Like DADT, this is not a religious freedom issuej. Baking a cake is not material cooperation with evil - unless you are baking it to forcevfeed people in Overeaters Anonymous. Forcing them to bake an erotic cake or to provide a cake topper might be. The point is, like DADT, a concern for religious freedom is not the same as one asserting the rigth to moral scorn, or in the case of the USCCB, religious power over employees. The state's interest is in keeping the peace - and I wonder who wins if gay people seeking a wedding cake who are denied one end up staging a sit-in at he baker's shop or the florist shop?
This act seems to authorize public violence to remove those protestors (so much for the libertarian rule about force).
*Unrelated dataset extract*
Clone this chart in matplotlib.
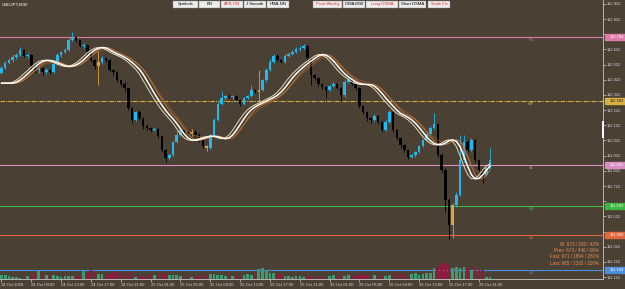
import matplotlib
matplotlib.use("Agg")
import matplotlib.pyplot as plt
from matplotlib.patches import Rectangle
from matplotlib.transforms import blended_transform_factory

plt.rcParams['font.family'] = ['Liberation Sans', 'DejaVu Sans']

# USDJPY M30 candles, 24 Oct 05:00 -> 26 Oct 22:30
first_open = 112.470
closes = [112.500, 112.533, 112.552, 112.572, 112.585, 112.618, 112.579, 112.585, 112.513, 112.487,
          112.500, 112.473, 112.487, 112.473, 112.526, 112.585, 112.605, 112.618, 112.684, 112.704,
          112.684, 112.645, 112.651, 112.605, 112.552, 112.513, 112.539, 112.566, 112.552, 112.487,
          112.473, 112.421, 112.394, 112.368, 112.236, 112.157, 112.210, 112.170, 112.117, 112.104,
          112.091, 112.098, 112.051, 111.959, 111.906, 111.926, 112.012, 112.058, 112.091, 112.078,
          112.065, 112.078, 112.058, 112.025, 111.986, 111.972, 112.058, 112.157, 112.262, 112.302,
          112.315, 112.309, 112.315, 112.289, 112.262, 112.302, 112.315, 112.355, 112.342, 112.355,
          112.421, 112.487, 112.539, 112.579, 112.552, 112.539, 112.579, 112.592, 112.605, 112.625,
          112.632, 112.645, 112.566, 112.454, 112.434, 112.394, 112.374, 112.355, 112.381, 112.394,
          112.368, 112.322, 112.407, 112.421, 112.394, 112.368, 112.249, 112.210, 112.170, 112.157,
          112.183, 112.144, 112.091, 112.144, 112.210, 112.091, 112.038, 111.992, 111.959, 111.913,
          111.926, 111.946, 111.986, 112.025, 112.065, 112.104, 112.131, 111.926, 111.827, 111.630,
          111.465, 111.597, 111.663, 111.893, 112.012, 111.959, 112.025, 111.893, 111.827, 111.794,
          111.841, 111.893]
highs = [112.512, 112.545, 112.566, 112.590, 112.598, 112.640, 112.625, 112.600, 112.592, 112.520,
         112.515, 112.508, 112.497, 112.495, 112.535, 112.598, 112.615, 112.630, 112.700, 112.735,
         112.712, 112.690, 112.662, 112.658, 112.612, 112.560, 112.618, 112.580, 112.575, 112.560,
         112.495, 112.480, 112.430, 112.405, 112.375, 112.245, 112.218, 112.222, 112.180, 112.130,
         112.112, 112.110, 112.105, 112.060, 111.968, 111.940, 112.020, 112.090, 112.100, 112.098,
         112.085, 112.095, 112.088, 112.070, 112.032, 111.995, 112.065, 112.170, 112.275, 112.350,
         112.325, 112.330, 112.325, 112.322, 112.295, 112.310, 112.325, 112.390, 112.362, 112.487,
         112.430, 112.500, 112.560, 112.595, 112.590, 112.560, 112.590, 112.605, 112.620, 112.640,
         112.648, 112.660, 112.652, 112.570, 112.462, 112.440, 112.400, 112.380, 112.390, 112.405,
         112.400, 112.372, 112.420, 112.445, 112.430, 112.400, 112.372, 112.255, 112.218, 112.180,
         112.195, 112.190, 112.150, 112.155, 112.225, 112.215, 112.098, 112.045, 112.000, 111.965,
         111.935, 111.955, 111.995, 112.035, 112.075, 112.118, 112.200, 112.140, 111.940, 111.840,
         111.640, 111.610, 111.680, 112.060, 112.060, 112.025, 112.040, 112.035, 111.900, 111.835,
         111.850, 111.970]
lows = [112.462, 112.490, 112.524, 112.540, 112.560, 112.578, 112.570, 112.566, 112.500, 112.470,
        112.468, 112.455, 112.463, 112.460, 112.465, 112.520, 112.575, 112.596, 112.612, 112.675,
        112.670, 112.636, 112.632, 112.595, 112.540, 112.495, 112.388, 112.525, 112.540, 112.475,
        112.455, 112.405, 112.380, 112.350, 112.220, 112.140, 112.150, 112.160, 112.100, 112.090,
        112.080, 112.082, 112.040, 111.945, 111.880, 111.895, 111.920, 112.005, 112.050, 112.068,
        112.055, 112.050, 112.045, 112.015, 111.975, 111.950, 111.965, 112.050, 112.150, 112.255,
        112.290, 112.300, 112.298, 112.280, 112.250, 112.255, 112.295, 112.308, 112.335, 112.270,
        112.345, 112.410, 112.480, 112.530, 112.545, 112.530, 112.532, 112.570, 112.585, 112.598,
        112.615, 112.625, 112.555, 112.390, 112.420, 112.380, 112.360, 112.300, 112.345, 112.372,
        112.360, 112.280, 112.310, 112.398, 112.385, 112.355, 112.235, 112.195, 112.150, 112.140,
        112.150, 112.130, 112.075, 112.085, 112.138, 112.080, 112.025, 111.975, 111.945, 111.900,
        111.905, 111.915, 111.940, 111.978, 112.018, 112.058, 112.098, 111.915, 111.810, 111.550,
        111.370, 111.380, 111.585, 111.655, 111.880, 111.945, 111.950, 111.880, 111.815, 111.740,
        111.785, 111.835]
doji_bars = [26, 51, 55, 69, 121]
volumes = [440, 420, 330, 220, 200, 150, 250, 300, 320, 650, 850, 560, 430, 450, 420, 300, 250, 310,
           350, 330, 300, 320, 880, 640, 950, 870, 560, 520, 450, 540, 760, 720, 650, 720, 680, 740,
           230, 280, 220, 300, 520, 460, 540, 780, 560, 430, 460, 420, 340, 250, 280, 220, 310, 240,
           520, 560, 480, 540, 450, 380, 360, 420, 330, 410, 350, 440, 540, 460, 620, 1080, 1120, 980,
           640, 620, 560, 650, 320, 300, 250, 320, 290, 240, 280, 220, 300, 230, 290, 250, 340, 420,
           350, 440, 330, 410, 360, 320, 540, 460, 520, 470, 430, 340, 420, 360, 410, 640, 580, 620,
           560, 460, 540, 620, 450, 560, 640, 580, 1150, 1260, 1560, 1680, 1480, 1180, 1260, 1200,
           1280, 1120, 980, 1250, 1060, 980, 240, 220]
ma_start = 112.40

levels = [112.704, 112.283, 111.861, 111.591, 111.399, 111.169]
level_names = ["R1", "WP", "S1", "M1", "S2", "S3"]
level_colors = ["#e07aa8", "#d8b040", "#d88cc0", "#3cb83c", "#e0663c", "#4a8ee0"]

price_ticks = [112.922, 112.822, 112.722, 112.622, 112.522, 112.422, 112.322, 112.222, 112.122,
               112.022, 111.922, 111.822, 111.722, 111.622, 111.522, 111.422, 111.322, 111.222, 111.122]
time_labels = ["24 Oct 2018", "24 Oct 09:00", "24 Oct 13:00", "24 Oct 17:00", "24 Oct 21:00",
               "25 Oct 01:00", "25 Oct 05:00", "25 Oct 09:00", "25 Oct 13:00", "25 Oct 17:00",
               "25 Oct 21:00", "26 Oct 01:00", "26 Oct 05:00", "26 Oct 09:00", "26 Oct 13:00",
               "26 Oct 17:00", "26 Oct 21:00"]
info_lines = ["W: 673 / 280 / 42%", "Prev: 673 / 446 / 66%", "Fast: 671 / 1894 / 281%",
              "Last: 965 / 2102 / 316%"]
buttons = [("Symbols", 173, 198, "black"), ("BN", 199, 220, "black"), ("APB-ON", 221, 243, "#e03020"),
           ("J Smooth", 244, 266, "black"), ("HMA-NN", 267, 289, "black"),
           ("Pivot Weekly", 313, 342, "#e03020"), ("DMA M30", 343, 365, "black"),
           ("Long DSMA", 366, 398, "#e03020"), ("Short DSMA", 399, 426, "black"),
           ("Scale Fix", 428, 450, "#e03020")]

BG = "#4a4034"
opens = [first_open] + closes[:-1]
n = len(closes)


def ema(values, span, start):
    a = 2.0 / (span + 1)
    out = []
    v = start
    for x in values:
        v = v + a * (x - v)
        out.append(v)
    return out


def smooth3(values, span, start):
    # triple-smoothed average
    return ema(ema(ema(values, span, start), span, start), span, start)


def displaced(values, shift, start):
    # moving average drawn shifted forward by `shift` bars
    return [start] * shift + values[:len(values) - shift]


fig = plt.figure(figsize=(6.25, 2.89), dpi=100, facecolor=BG)
ax = fig.add_axes([0, 10 / 289, 603 / 625, 279 / 289], facecolor=BG)
ax.set_xlim(-0.4, 161.3)
ax.set_ylim(111.109, 112.948)

# pivot lines
for lv, name, col in zip(levels, level_names, level_colors):
    ls = (0, (4, 1, 1, 1)) if name == "WP" else "-"
    ax.axhline(lv, color=col, lw=0.8, ls=ls, zorder=1)
    ax.text(142, lv - 0.008, name, color=col, fontsize=2.8, ha="center", va="top", zorder=2)

# volumes
axv = ax.twinx()
axv.set_ylim(0, 29300)
axv.set_axis_off()
for i in range(n):
    c = "#3c9c70" if closes[i] >= opens[i] else "#8a1c40"
    axv.bar(i, volumes[i], width=0.7, color=c, zorder=1)

# candles
for i in range(n):
    o, c, h, l = opens[i], closes[i], highs[i], lows[i]
    if i in doji_bars:
        col = "#e0a040"
    elif c >= o:
        col = "#22b8ee"
    else:
        col = "black"
    ax.vlines(i, l, h, color=col, lw=0.6, zorder=3)
    lo, hi = min(o, c), max(o, c)
    ax.bar(i, max(hi - lo, 0.004), bottom=lo, width=0.68, color=col, zorder=4)

# smoothed, displaced moving averages
idx = list(range(n))
for span, shift, col, lw in [(5, 4, "#8a5a30", 0.6), (4, 5, "#d07838", 0.6),
                             (4, 3, "#e8d8b0", 0.7), (4, 4, "white", 1.1)]:
    sm = smooth3(closes, span, ma_start)
    ax.plot(idx, displaced(sm, shift, ma_start), color=col, lw=lw, zorder=5)

# axes styling
for s in ["top", "left"]:
    ax.spines[s].set_visible(False)
ax.spines["right"].set_color("#c8c8c8")
ax.spines["bottom"].set_color("#c8c8c8")
ax.spines["right"].set_linewidth(0.6)
ax.spines["bottom"].set_linewidth(0.6)
ax.yaxis.tick_right()
ax.set_yticks(price_ticks)
# labels hidden behind the level boxes are left blank
ax.set_yticklabels(["" if min(abs(t - lv) for lv in levels) < 0.035 else f"{t:.3f}"
                    for t in price_ticks])
ax.set_xticks(range(0, 8 * len(time_labels), 8))
ax.set_xticklabels(time_labels, ha="left")
ax.tick_params(axis="both", colors="#c8c8c8", labelcolor="#d8d8d8", labelsize=3.0,
               length=2, width=0.5, pad=1)

# price boxes on right axis
tr = blended_transform_factory(ax.transAxes, ax.transData)
for lv, name, col in zip(levels, level_names, level_colors):
    ax.add_patch(Rectangle((1.003, lv - 0.022), 0.04, 0.044, transform=tr, color=col,
                           clip_on=False, zorder=6))
    tc = "#202020" if name == "WP" else "white"
    ax.text(1.023, lv, f"{lv:.3f}", transform=tr, color=tc, fontsize=3.0,
            ha="center", va="center", clip_on=False, zorder=7)
# current range marker on the price scale
ax.plot([1.0, 1.0], [112.045, 112.144], transform=tr, color="white", lw=1.4,
        clip_on=False, zorder=6)

# overlay in pixel coordinates for text panels
ui = fig.add_axes([0, 0, 1, 1], facecolor="none")
ui.set_xlim(0, 625)
ui.set_ylim(289, 0)
ui.set_axis_off()
ui.text(2, 4.5, "USDJPY,M30", color="white", fontsize=3.2, va="center")
for label, x0, x1, tc in buttons:
    ui.add_patch(Rectangle((x0, 0.5), x1 - x0, 7.5, facecolor="#ececec", edgecolor="#909090", lw=0.3))
    ui.text((x0 + x1) / 2, 4.4, label, color=tc, fontsize=3.0, ha="center", va="center")
for k, line in enumerate(info_lines):
    ui.text(599, 244 + 6.5 * k, line, color="#e89050", fontsize=3.3, ha="right", va="center")

fig.savefig("out.png", dpi=100, facecolor=BG)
I suspect the federal courts will disagree - and yes, this is a big issue and one where I don't care what the bishops actually think - its not their job to make these calls - we have federal courts for that. Sadly, if the Civil Rights Act of 1964 is not considered applicable, this Congress won't help - hopefully the next one will. Final thought - what if a baker refuses to bakea cake for a Catholic couple because he believes the Pope is the anti-Christ? Should that be allowed? I think not. And, yes, the issues are the same.
PS Pence is panderingand he got caught.